I've never quite understood the idea of adding a game scenario to a fictional timeline. After all, each version of the game is going to be a somewhat different sequence of events happening to a different set of player characters. There isn't even a single fixed outcome, unless the game really "railroads" the players and limits their choices (which is something I've been trying not to do in my own scenarios). So there's no one version that counts as what "really" happened.
For sure, although some universes, such as
Star Wars, count gaming scenarios as part of the timeline with "default" Light Side endings (in most cases), even with drastically-different Dark Side outcomes (such as with the
Knights of the Old Republic series, which can end with the entire Republic getting conquered, for instance).

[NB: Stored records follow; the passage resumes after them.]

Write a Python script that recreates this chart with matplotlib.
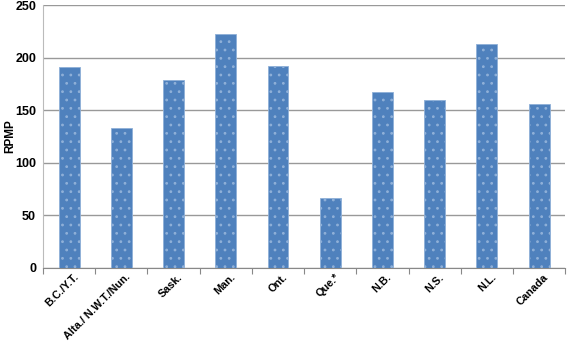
import matplotlib
matplotlib.use("Agg")
import matplotlib.pyplot as plt
import matplotlib.transforms as mtransforms
import numpy as np

categories = ["B.C./Y.T.", "Alta./ N.W.T./Nun.", "Sask.", "Man.", "Ont.", "Que.*", "N.B.", "N.S.", "N.L.", "Canada"]
values = [191, 133, 179, 222, 192, 67, 167, 160, 213, 156]
yticks = [0, 50, 100, 150, 200, 250]

plt.rcParams['font.family'] = ['Liberation Sans', 'DejaVu Sans']
plt.rcParams['hatch.color'] = '#1f2f4a'
plt.rcParams['hatch.linewidth'] = 0.8

fig = plt.figure(figsize=(5.67, 3.43), dpi=100)
ax = fig.add_axes([0.0758, 0.2187, 0.921, 0.7667])

x = np.arange(len(categories))
ax.bar(x, values, width=0.4, color='#4F81BD', edgecolor='#8FB0D8', linewidth=0.6,
       hatch='..', zorder=3)

ax.set_xlim(-0.5, len(categories) - 0.5)
ax.set_ylim(0, 250)
ax.set_yticks(yticks)
ax.set_yticklabels([str(t) for t in yticks], fontsize=9, fontweight='bold')
ax.set_xticks(np.arange(len(categories) + 1) - 0.5)
ax.set_xticklabels([])
ax.tick_params(axis='x', length=4, color='#888888', direction='out')
ax.tick_params(axis='y', length=0, pad=5)

offset = mtransforms.ScaledTranslation(4 / 100, -4 / 100, fig.dpi_scale_trans)
trans = ax.get_xaxis_transform() + offset
for xi, cat in zip(x, categories):
    ax.text(xi, 0, cat, transform=trans, rotation=45, ha='right', va='top',
            rotation_mode='anchor', fontsize=7.8, fontweight='bold')

ax.yaxis.grid(True, color='#999999', linewidth=1.0, zorder=0)
ax.set_axisbelow(True)
for s in ['top', 'right']:
    ax.spines[s].set_visible(False)
ax.spines['left'].set_color('#bbbbbb')
ax.spines['bottom'].set_color('#888888')

ax.set_ylabel('RPMP', fontsize=8.5, fontweight='bold')
ax.yaxis.set_label_coords(-0.052, 0.5)

fig.savefig('out.png', dpi=100)
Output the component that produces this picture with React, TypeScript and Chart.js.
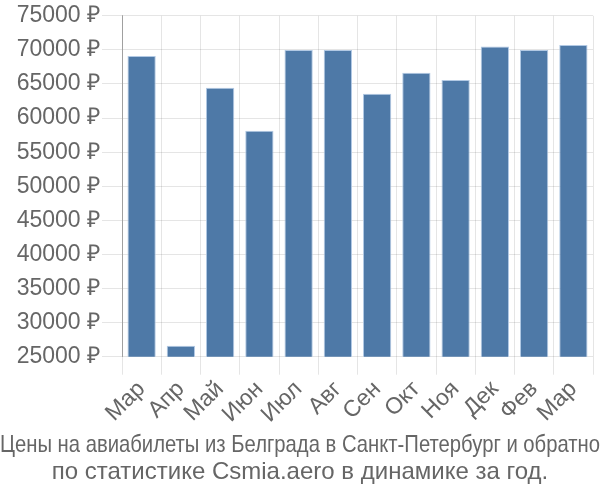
import React, { useEffect, useRef } from "react";
import { Chart, registerables } from "chart.js";

Chart.register(...registerables);

const categories = ["Мар", "Апр", "Май", "Июн", "Июл", "Авг", "Сен", "Окт", "Ноя", "Дек", "Фев", "Мар"];
const prices = [69100, 26600, 64450, 58150, 70000, 70000, 63550, 66650, 65600, 70500, 70000, 70700];
const titleLines = [
  "Цены на авиабилеты из Белграда в Санкт-Петербург и обратно",
  "по статистике Csmia.aero в динамике за год.",
];
const yMin = 25000;
const yMax = 75000;
const yStep = 5000;
const currency = " ₽";

const FONT = "'Liberation Sans', Arial, sans-serif";

export default function App() {
  const ref = useRef<HTMLCanvasElement | null>(null);
  useEffect(() => {
    document.body.style.margin = "0";
    const canvas = ref.current;
    if (!canvas) return;
    const chart = new Chart(canvas, {
      type: "bar",
      data: {
        labels: categories,
        datasets: [
          {
            data: prices,
            backgroundColor: "#4e79a7",
            borderColor: "rgba(170,195,225,0.9)",
            borderWidth: 1,
          },
        ],
      },
      options: {
        animation: false,
        responsive: false,
        devicePixelRatio: 1,
        layout: { padding: { top: 3, right: 0, left: 0, bottom: 0 } },
        plugins: {
          legend: { display: false },
          tooltip: { enabled: false },
          title: {
            display: true,
            position: "bottom",
            text: titleLines,
            color: "#666",
            font: { family: FONT, size: 24, weight: "normal", lineHeight: 1.12 },
            padding: { top: 3, bottom: 14 },
          },
        },
        scales: {
          x: {
            grid: { offset: true, color: "rgba(0,0,0,0.1)", tickLength: 18, lineWidth: 1 },
            border: { display: false },
            ticks: {
              color: "#666",
              font: { family: FONT, size: 23 },
              maxRotation: 45,
              minRotation: 45,
              autoSkip: false,
              padding: 1,
            },
          },
          y: {
            min: yMin,
            max: yMax,
            afterFit: (s: any) => {
              s.width = 122;
            },
            grid: { color: "rgba(0,0,0,0.1)", tickLength: 20 },
            border: { display: true, color: "rgba(0,0,0,0.3)" },
            ticks: {
              stepSize: yStep,
              color: "#666",
              font: { family: FONT, size: 23 },
              padding: 2,
              callback: (v: any) => `${v}${currency}`,
            },
          },
          yRight: {
            position: "right",
            min: yMin,
            max: yMax,
            afterFit: (s: any) => {
              s.width = 7;
            },
            grid: { display: false },
            border: { display: false },
            ticks: { display: false },
          },
        },
      },
    });
    return () => chart.destroy();
  }, []);
  return <canvas ref={ref} width={600} height={500} style={{ display: "block" }} />;
}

Also, for many gaming franchises where player choice offers vastly-divergent endgame outcomes (such as
Mass Effect, Fallout, The Witcher, etc.), you kind of pretty much have to have at least one designated "canonical" ending, especially for timeline-keeping purposes and developing the
next game in the franchise (for example, did Commander Shepard cause a planetary genocide in one game, and how does that affect the universe in the next game, or did the player choose the opposite action, and which of those two choices should be "counted"? Or, did Geralt allow Prince Stennis to be killed, clearing the way for Saskia to take over the entire Pontar region, and if Andrzej Sapkowski writes any future novels, does he use this particular ending, or the one where King Henselt survives the peace conference?).
In properties like
Mass Effect and
Dragon Age, where the games pretty much drive the franchise and the tie-ins are built around them, it's the games that possess branching storyline-outcomes which have to have a developer/writer's room-decision on which ones carry over into the "default" timeline of the universe, and which ones do not.
The Witcher is a very unique case in that the franchise began with a number of prose works, and then the video games are the official, author-endorsed continuation of the books (and are arguably globally better-known than the books, as well).
In franchises like
Star Trek, you don't necessarily have to have a default "light-side"-type ending for RPG adventures, but I still count the
overall events as having happened (usually taken from a logline in a sourcebook, or from the exterior cover of the adventure-module), but I simply don't specify what the final outcome is in my notes. For example, here's my entry for the Modiphius RPG module
Away Team: Signals:
A Galaxy-class starship investigates the disappearance of the runabout U.S.S. Susquehanna in the Carina Nebula, deep within the Shackleton Expanse.
I list the catalyst-events, but shy away from specifying a final outcome to the storyline (based on varying player-decisions that may occur during the course of the adventure).